Ben Green (mathematician)
Quick Facts
Biography
Ben Joseph Green FRS (born 27 February 1977) is a British mathematician, specializing in combinatorics and number theory. He is the Waynflete Professor of Pure Mathematics at the University of Oxford.
Early years
Ben Green was born on 27 February 1977 in Bristol, England. He studied at local schools in Bristol, Bishop Road Primary School and Fairfield Grammar School, competing in the International Mathematical Olympiad in 1994 and 1995. He entered Trinity College, University of Cambridge in 1995 and completed his B.A. in mathematics in 1998, winning the Senior Wrangler title. He earned his doctorate under English mathematician Timothy Gowers in 2003, with a thesis entitled Topics in arithmetic combinatorics. He was a research Fellow at Trinity College, Cambridge between 2001 and 2005, before becoming a Professor of Mathematics at the University of Bristol from January 2005 to September 2006 and then the first Herchel Smith Professor of Pure Mathematics at the University of Cambridge from September 2006 to August 2013. He became the Waynflete Professor of Pure Mathematics at the University of Oxford on 1 Aug 2013. He was also a Research Fellow of the Clay Mathematics Institute and held various positions at institutes such as Princeton University, University of British Columbia, and Massachusetts Institute of Technology.
Mathematics
Green has published several results in both combinatorics and number theory. These include improving the estimate by Jean Bourgain of the size of arithmetic progressions in sumsets, as well as a proof of the Cameron–Erdős conjecture on sum-free sets of natural numbers.

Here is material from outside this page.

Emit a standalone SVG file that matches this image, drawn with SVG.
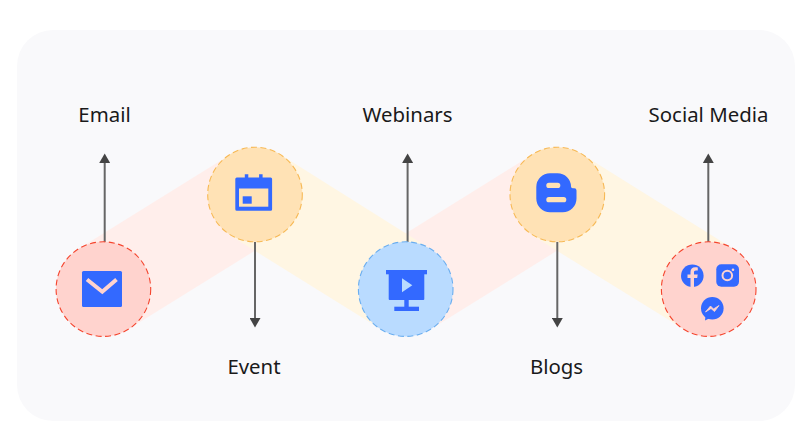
<svg xmlns="http://www.w3.org/2000/svg" width="800" height="443" viewBox="0 0 800 443">
<defs>
<style>
.lbl{font-family:"Noto Sans","Open Sans",sans-serif;font-size:20.400px;fill:#1a1a1a;text-anchor:middle}
.conn{stroke:#666;stroke-width:2;fill:none;marker-end:url(#arr)}
.ic{fill:#3369ff}
.red{fill:#ffd3ce;stroke:#f5452e;stroke-width:1.100;stroke-dasharray:6 3.500}
.org{fill:#ffe2b5;stroke:#f7b955;stroke-width:1.100;stroke-dasharray:6 3.500}
.blu{fill:#b9dbff;stroke:#6aaef0;stroke-width:1.100;stroke-dasharray:6 3.500}
</style>
<marker id="arr" markerUnits="userSpaceOnUse" markerWidth="10" markerHeight="11" refX="0" refY="5.500" orient="auto"><path d="M0 0L9.500 5.500L0 11Z" fill="#444"/></marker>
</defs>
<rect x="17" y="30" width="778" height="391" rx="36" fill="#f9f9fb"/>
<g id="ribbons">
<path d="M78.300 249L230 154.800L280 235.100L128.300 329.300Z" fill="#ffeeeb"/>
<path d="M532 154.800L380.700 249L430.700 329.300L582 235.100Z" fill="#ffeeeb"/>
<path d="M280 154.300L431 249.300L381 329.300L230 235.300Z" fill="#fff6e3"/>
<path d="M582 154.300L734 249.300L684 329.300L532 235.300Z" fill="#fff6e3"/>
</g>
<g id="connectors">
<path class="conn" d="M104.700 242V163"/>
<path class="conn" d="M255 242V318"/>
<path class="conn" d="M407.600 242V163"/>
<path class="conn" d="M557.300 242V318"/>
<path class="conn" d="M708.300 242V163"/>
</g>
<g id="node-email">
<circle class="red" cx="103.400" cy="289.100" r="47.300"/>
<rect class="ic" x="82" y="271" width="40" height="36" rx="1.500"/>
<path d="M87 279.500L102.300 291.700L116.500 279.500" fill="none" stroke="#ffd3ce" stroke-width="4"/>
<text class="lbl" x="104.500" y="121.500">Email</text>
</g>
<g id="node-event">
<circle class="org" cx="255" cy="194.500" r="47.300"/>
<path class="ic" d="M235.300 179a1.500 1.500 0 0 1 1.500-1.500h8v-3.300h3.500v3.300h10.800v-3.300h3.500v3.300h8a1.500 1.500 0 0 1 1.500 1.500v30.200a1.500 1.500 0 0 1-1.500 1.500h-33.800a1.500 1.500 0 0 1-1.500-1.500Z"/>
<rect x="239" y="188.500" width="29.300" height="18.200" fill="#ffe2b5"/>
<rect class="ic" x="242.700" y="196.300" width="9" height="7.400"/>
<text class="lbl" x="254" y="373.700">Event</text>
</g>
<g id="node-webinars">
<circle class="blu" cx="405.700" cy="289.100" r="47.300"/>
<rect class="ic" x="386" y="270" width="41" height="4.300"/>
<rect class="ic" x="388.700" y="272" width="35.600" height="28" rx="1"/>
<rect class="ic" x="404.300" y="299" width="4.400" height="8"/>
<rect class="ic" x="394.300" y="306.700" width="24.700" height="4.300"/>
<path d="M402 278.300L412.300 285.300L402 292.300Z" fill="#b9dbff"/>
<text class="lbl" x="407.500" y="121.500">Webinars</text>
</g>
<g id="node-blogs">
<circle class="org" cx="557.300" cy="194.500" r="47.300"/>
<path class="ic" d="M536.300 187a13.700 13.700 0 0 1 13.700-13.700h7.500a13.500 13.500 0 0 1 13.500 13v.3a1.700 1.700 0 0 0 1.700 1.700h1.600a2.200 2.200 0 0 1 2.200 2.200v8a13.800 13.800 0 0 1-13.800 13.800h-12.700a13.700 13.700 0 0 1-13.700-13.700Z"/>
<rect x="546.300" y="182.700" width="14" height="5.300" rx="2.600" fill="#ffe2b5"/>
<rect x="546.300" y="197" width="20" height="5.300" rx="2.600" fill="#ffe2b5"/>
<text class="lbl" x="556.500" y="373.700">Blogs</text>
</g>
<g id="node-social">
<circle class="red" cx="708.700" cy="289.100" r="47.300"/>
<circle class="ic" cx="692.300" cy="275.700" r="11.300"/>
<path d="M694 287v-9h3.200l.5-3.500H694v-2.200c0-1.100.5-1.800 1.900-1.800h1.900v-3c-.6-.1-1.600-.2-2.700-.2-2.800 0-4.600 1.700-4.600 4.700v2.500h-3v3.500h3v9Z" fill="#ffd3ce"/>
<rect class="ic" x="716.300" y="264.300" width="22.700" height="22.500" rx="5"/>
<circle cx="727.300" cy="275.500" r="4.800" fill="none" stroke="#ffd3ce" stroke-width="2"/>
<circle cx="733" cy="269.700" r="1.300" fill="#ffd3ce"/>
<circle class="ic" cx="712.300" cy="308.300" r="11.300"/>
<path class="ic" d="M705.500 316l-.5 4.500l5-2.500Z"/>
<path d="M705.500 312L710.500 306L713.500 309L719 305.500L714.500 311.500L711 308.500Z" fill="#ffd3ce" stroke="#ffd3ce" stroke-width=".8"/>
<text class="lbl" x="708.500" y="121.500">Social Media</text>
</g>
</svg>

His work in demonstrating that every set of primes of positive relative upper density contains an arithmetic progression of length three then led to his 2004 work with mathematician Terence Tao now known as the Green–Tao theorem. This theorem showed that for all sufficiently large n there exist arithmetic progressions of length n in the prime numbers.
Awards and honors
Green received the Clay Research Award in 2004 and the Salem Prize in 2005 for his contributions to combinatorial number theory related to progressions of primes.
In 2005, he was awarded the Whitehead Prize, an annual award for British mathematicians in the early stage of their career.
In 2007 he was awarded the SASTRA Ramanujan Prize.
In 2008 he was among the ten recipients of the European Mathematical Society prize.
In 2010 he was elected a Fellow of the Royal Society
In 2012 he became a fellow of the American Mathematical Society.
In 2013, he was awarded a Gauss Lecture by the German Mathematical Society.